[BEGIN COLLECTED DATA]

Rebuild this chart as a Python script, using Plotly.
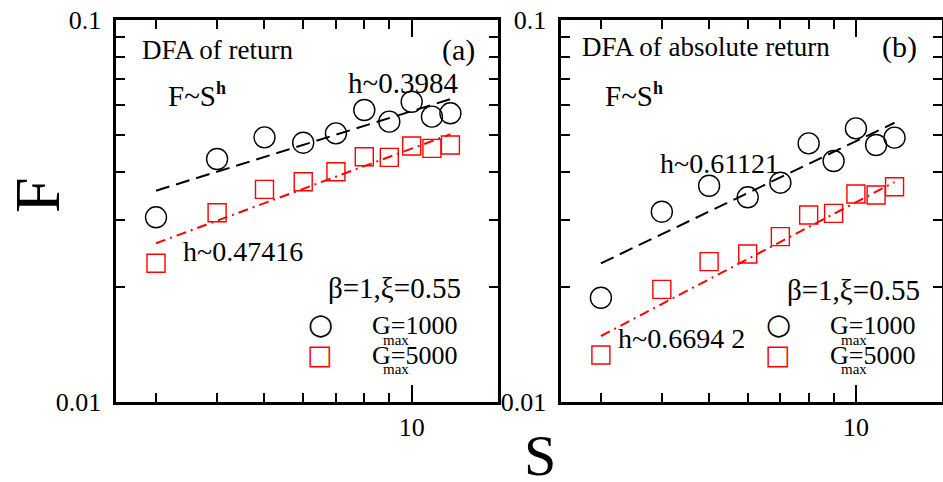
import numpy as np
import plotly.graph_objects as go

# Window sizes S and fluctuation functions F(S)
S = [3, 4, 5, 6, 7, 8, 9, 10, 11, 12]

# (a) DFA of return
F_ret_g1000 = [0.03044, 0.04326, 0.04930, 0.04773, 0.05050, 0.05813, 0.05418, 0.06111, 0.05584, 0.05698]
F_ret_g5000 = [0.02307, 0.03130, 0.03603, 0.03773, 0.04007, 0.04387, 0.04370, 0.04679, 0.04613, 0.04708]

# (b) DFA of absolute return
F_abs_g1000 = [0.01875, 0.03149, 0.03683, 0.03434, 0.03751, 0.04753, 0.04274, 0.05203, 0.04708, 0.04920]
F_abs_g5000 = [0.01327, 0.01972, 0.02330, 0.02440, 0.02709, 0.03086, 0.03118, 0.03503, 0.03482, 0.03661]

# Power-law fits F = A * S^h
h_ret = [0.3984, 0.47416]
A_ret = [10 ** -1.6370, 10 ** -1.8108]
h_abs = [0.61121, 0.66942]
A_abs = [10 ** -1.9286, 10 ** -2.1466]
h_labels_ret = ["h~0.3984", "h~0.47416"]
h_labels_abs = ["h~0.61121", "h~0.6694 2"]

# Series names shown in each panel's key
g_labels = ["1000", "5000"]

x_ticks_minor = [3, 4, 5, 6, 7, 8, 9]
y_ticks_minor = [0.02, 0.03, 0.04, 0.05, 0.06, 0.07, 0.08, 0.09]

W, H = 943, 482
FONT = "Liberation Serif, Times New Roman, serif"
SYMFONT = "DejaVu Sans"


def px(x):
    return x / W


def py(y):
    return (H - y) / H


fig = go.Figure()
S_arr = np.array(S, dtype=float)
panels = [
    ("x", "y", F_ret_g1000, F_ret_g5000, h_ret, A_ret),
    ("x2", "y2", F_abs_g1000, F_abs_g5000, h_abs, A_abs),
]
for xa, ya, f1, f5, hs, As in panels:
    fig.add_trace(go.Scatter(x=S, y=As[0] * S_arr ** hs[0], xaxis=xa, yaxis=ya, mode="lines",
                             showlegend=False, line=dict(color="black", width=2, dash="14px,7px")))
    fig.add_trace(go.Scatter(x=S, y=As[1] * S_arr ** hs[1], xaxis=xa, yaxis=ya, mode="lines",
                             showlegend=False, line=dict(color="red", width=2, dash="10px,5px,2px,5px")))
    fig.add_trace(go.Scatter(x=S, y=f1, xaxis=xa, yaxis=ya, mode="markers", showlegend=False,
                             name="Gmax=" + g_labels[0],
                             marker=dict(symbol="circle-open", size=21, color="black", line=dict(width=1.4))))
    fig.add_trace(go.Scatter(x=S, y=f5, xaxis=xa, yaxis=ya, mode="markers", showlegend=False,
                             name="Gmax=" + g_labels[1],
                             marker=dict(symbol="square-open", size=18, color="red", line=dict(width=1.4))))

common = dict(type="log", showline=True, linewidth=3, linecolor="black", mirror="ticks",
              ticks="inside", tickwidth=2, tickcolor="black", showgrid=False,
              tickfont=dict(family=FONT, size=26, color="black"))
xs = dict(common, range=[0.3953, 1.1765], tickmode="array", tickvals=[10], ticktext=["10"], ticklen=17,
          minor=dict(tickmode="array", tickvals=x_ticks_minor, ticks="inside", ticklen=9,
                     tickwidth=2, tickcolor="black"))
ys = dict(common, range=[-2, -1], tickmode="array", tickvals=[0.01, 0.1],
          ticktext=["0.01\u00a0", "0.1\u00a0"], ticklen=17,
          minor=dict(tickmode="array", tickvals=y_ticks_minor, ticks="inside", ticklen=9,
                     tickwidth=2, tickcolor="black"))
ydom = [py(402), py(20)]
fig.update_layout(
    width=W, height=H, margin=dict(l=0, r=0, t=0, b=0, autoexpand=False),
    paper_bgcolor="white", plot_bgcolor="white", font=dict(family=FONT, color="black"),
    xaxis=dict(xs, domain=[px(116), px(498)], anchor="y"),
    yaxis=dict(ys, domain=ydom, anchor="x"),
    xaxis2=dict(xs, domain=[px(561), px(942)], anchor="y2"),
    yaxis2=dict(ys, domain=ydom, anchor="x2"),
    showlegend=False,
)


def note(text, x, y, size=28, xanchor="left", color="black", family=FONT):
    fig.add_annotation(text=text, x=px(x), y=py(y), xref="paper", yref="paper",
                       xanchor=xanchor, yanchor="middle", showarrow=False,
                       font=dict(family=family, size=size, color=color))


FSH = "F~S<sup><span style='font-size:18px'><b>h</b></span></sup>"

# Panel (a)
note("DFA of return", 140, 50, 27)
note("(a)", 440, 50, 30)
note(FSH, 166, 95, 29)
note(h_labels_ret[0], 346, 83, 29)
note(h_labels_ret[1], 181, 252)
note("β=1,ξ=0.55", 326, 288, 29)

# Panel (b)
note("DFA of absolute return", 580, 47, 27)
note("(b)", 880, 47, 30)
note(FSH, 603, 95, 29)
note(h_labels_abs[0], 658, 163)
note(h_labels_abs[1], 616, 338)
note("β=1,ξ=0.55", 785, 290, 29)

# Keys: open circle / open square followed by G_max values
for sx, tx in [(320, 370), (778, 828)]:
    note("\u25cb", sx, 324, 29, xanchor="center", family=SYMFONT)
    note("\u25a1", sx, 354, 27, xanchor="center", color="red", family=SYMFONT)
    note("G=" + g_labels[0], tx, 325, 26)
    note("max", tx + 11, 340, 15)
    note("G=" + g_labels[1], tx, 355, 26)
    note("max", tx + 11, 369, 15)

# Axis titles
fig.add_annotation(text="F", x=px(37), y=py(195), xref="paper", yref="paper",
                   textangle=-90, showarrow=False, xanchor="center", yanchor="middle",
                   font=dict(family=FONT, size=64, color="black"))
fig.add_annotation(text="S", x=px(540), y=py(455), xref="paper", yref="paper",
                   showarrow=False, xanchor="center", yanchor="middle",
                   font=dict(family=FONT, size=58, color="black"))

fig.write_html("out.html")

[END COLLECTED DATA]

» **DESCRIPTION OF THE TASK**
Copy the data character for character, but drop all pictures from the copy.

» **COMPLETE ANSWER**
Rebuild this chart as a Python script, using Plotly.
import numpy as np
import plotly.graph_objects as go

# Window sizes S and fluctuation functions F(S)
S = [3, 4, 5, 6, 7, 8, 9, 10, 11, 12]

# (a) DFA of return
F_ret_g1000 = [0.03044, 0.04326, 0.04930, 0.04773, 0.05050, 0.05813, 0.05418, 0.06111, 0.05584, 0.05698]
F_ret_g5000 = [0.02307, 0.03130, 0.03603, 0.03773, 0.04007, 0.04387, 0.04370, 0.04679, 0.04613, 0.04708]

# (b) DFA of absolute return
F_abs_g1000 = [0.01875, 0.03149, 0.03683, 0.03434, 0.03751, 0.04753, 0.04274, 0.05203, 0.04708, 0.04920]
F_abs_g5000 = [0.01327, 0.01972, 0.02330, 0.02440, 0.02709, 0.03086, 0.03118, 0.03503, 0.03482, 0.03661]

# Power-law fits F = A * S^h
h_ret = [0.3984, 0.47416]
A_ret = [10 ** -1.6370, 10 ** -1.8108]
h_abs = [0.61121, 0.66942]
A_abs = [10 ** -1.9286, 10 ** -2.1466]
h_labels_ret = ["h~0.3984", "h~0.47416"]
h_labels_abs = ["h~0.61121", "h~0.6694 2"]

# Series names shown in each panel's key
g_labels = ["1000", "5000"]

x_ticks_minor = [3, 4, 5, 6, 7, 8, 9]
y_ticks_minor = [0.02, 0.03, 0.04, 0.05, 0.06, 0.07, 0.08, 0.09]

W, H = 943, 482
FONT = "Liberation Serif, Times New Roman, serif"
SYMFONT = "DejaVu Sans"


def px(x):
    return x / W


def py(y):
    return (H - y) / H


fig = go.Figure()
S_arr = np.array(S, dtype=float)
panels = [
    ("x", "y", F_ret_g1000, F_ret_g5000, h_ret, A_ret),
    ("x2", "y2", F_abs_g1000, F_abs_g5000, h_abs, A_abs),
]
for xa, ya, f1, f5, hs, As in panels:
    fig.add_trace(go.Scatter(x=S, y=As[0] * S_arr ** hs[0], xaxis=xa, yaxis=ya, mode="lines",
                             showlegend=False, line=dict(color="black", width=2, dash="14px,7px")))
    fig.add_trace(go.Scatter(x=S, y=As[1] * S_arr ** hs[1], xaxis=xa, yaxis=ya, mode="lines",
                             showlegend=False, line=dict(color="red", width=2, dash="10px,5px,2px,5px")))
    fig.add_trace(go.Scatter(x=S, y=f1, xaxis=xa, yaxis=ya, mode="markers", showlegend=False,
                             name="Gmax=" + g_labels[0],
                             marker=dict(symbol="circle-open", size=21, color="black", line=dict(width=1.4))))
    fig.add_trace(go.Scatter(x=S, y=f5, xaxis=xa, yaxis=ya, mode="markers", showlegend=False,
                             name="Gmax=" + g_labels[1],
                             marker=dict(symbol="square-open", size=18, color="red", line=dict(width=1.4))))

common = dict(type="log", showline=True, linewidth=3, linecolor="black", mirror="ticks",
              ticks="inside", tickwidth=2, tickcolor="black", showgrid=False,
              tickfont=dict(family=FONT, size=26, color="black"))
xs = dict(common, range=[0.3953, 1.1765], tickmode="array", tickvals=[10], ticktext=["10"], ticklen=17,
          minor=dict(tickmode="array", tickvals=x_ticks_minor, ticks="inside", ticklen=9,
                     tickwidth=2, tickcolor="black"))
ys = dict(common, range=[-2, -1], tickmode="array", tickvals=[0.01, 0.1],
          ticktext=["0.01\u00a0", "0.1\u00a0"], ticklen=17,
          minor=dict(tickmode="array", tickvals=y_ticks_minor, ticks="inside", ticklen=9,
                     tickwidth=2, tickcolor="black"))
ydom = [py(402), py(20)]
fig.update_layout(
    width=W, height=H, margin=dict(l=0, r=0, t=0, b=0, autoexpand=False),
    paper_bgcolor="white", plot_bgcolor="white", font=dict(family=FONT, color="black"),
    xaxis=dict(xs, domain=[px(116), px(498)], anchor="y"),
    yaxis=dict(ys, domain=ydom, anchor="x"),
    xaxis2=dict(xs, domain=[px(561), px(942)], anchor="y2"),
    yaxis2=dict(ys, domain=ydom, anchor="x2"),
    showlegend=False,
)


def note(text, x, y, size=28, xanchor="left", color="black", family=FONT):
    fig.add_annotation(text=text, x=px(x), y=py(y), xref="paper", yref="paper",
                       xanchor=xanchor, yanchor="middle", showarrow=False,
                       font=dict(family=family, size=size, color=color))


FSH = "F~S<sup><span style='font-size:18px'><b>h</b></span></sup>"

# Panel (a)
note("DFA of return", 140, 50, 27)
note("(a)", 440, 50, 30)
note(FSH, 166, 95, 29)
note(h_labels_ret[0], 346, 83, 29)
note(h_labels_ret[1], 181, 252)
note("β=1,ξ=0.55", 326, 288, 29)

# Panel (b)
note("DFA of absolute return", 580, 47, 27)
note("(b)", 880, 47, 30)
note(FSH, 603, 95, 29)
note(h_labels_abs[0], 658, 163)
note(h_labels_abs[1], 616, 338)
note("β=1,ξ=0.55", 785, 290, 29)

# Keys: open circle / open square followed by G_max values
for sx, tx in [(320, 370), (778, 828)]:
    note("\u25cb", sx, 324, 29, xanchor="center", family=SYMFONT)
    note("\u25a1", sx, 354, 27, xanchor="center", color="red", family=SYMFONT)
    note("G=" + g_labels[0], tx, 325, 26)
    note("max", tx + 11, 340, 15)
    note("G=" + g_labels[1], tx, 355, 26)
    note("max", tx + 11, 369, 15)

# Axis titles
fig.add_annotation(text="F", x=px(37), y=py(195), xref="paper", yref="paper",
                   textangle=-90, showarrow=False, xanchor="center", yanchor="middle",
                   font=dict(family=FONT, size=64, color="black"))
fig.add_annotation(text="S", x=px(540), y=py(455), xref="paper", yref="paper",
                   showarrow=False, xanchor="center", yanchor="middle",
                   font=dict(family=FONT, size=58, color="black"))

fig.write_html("out.html")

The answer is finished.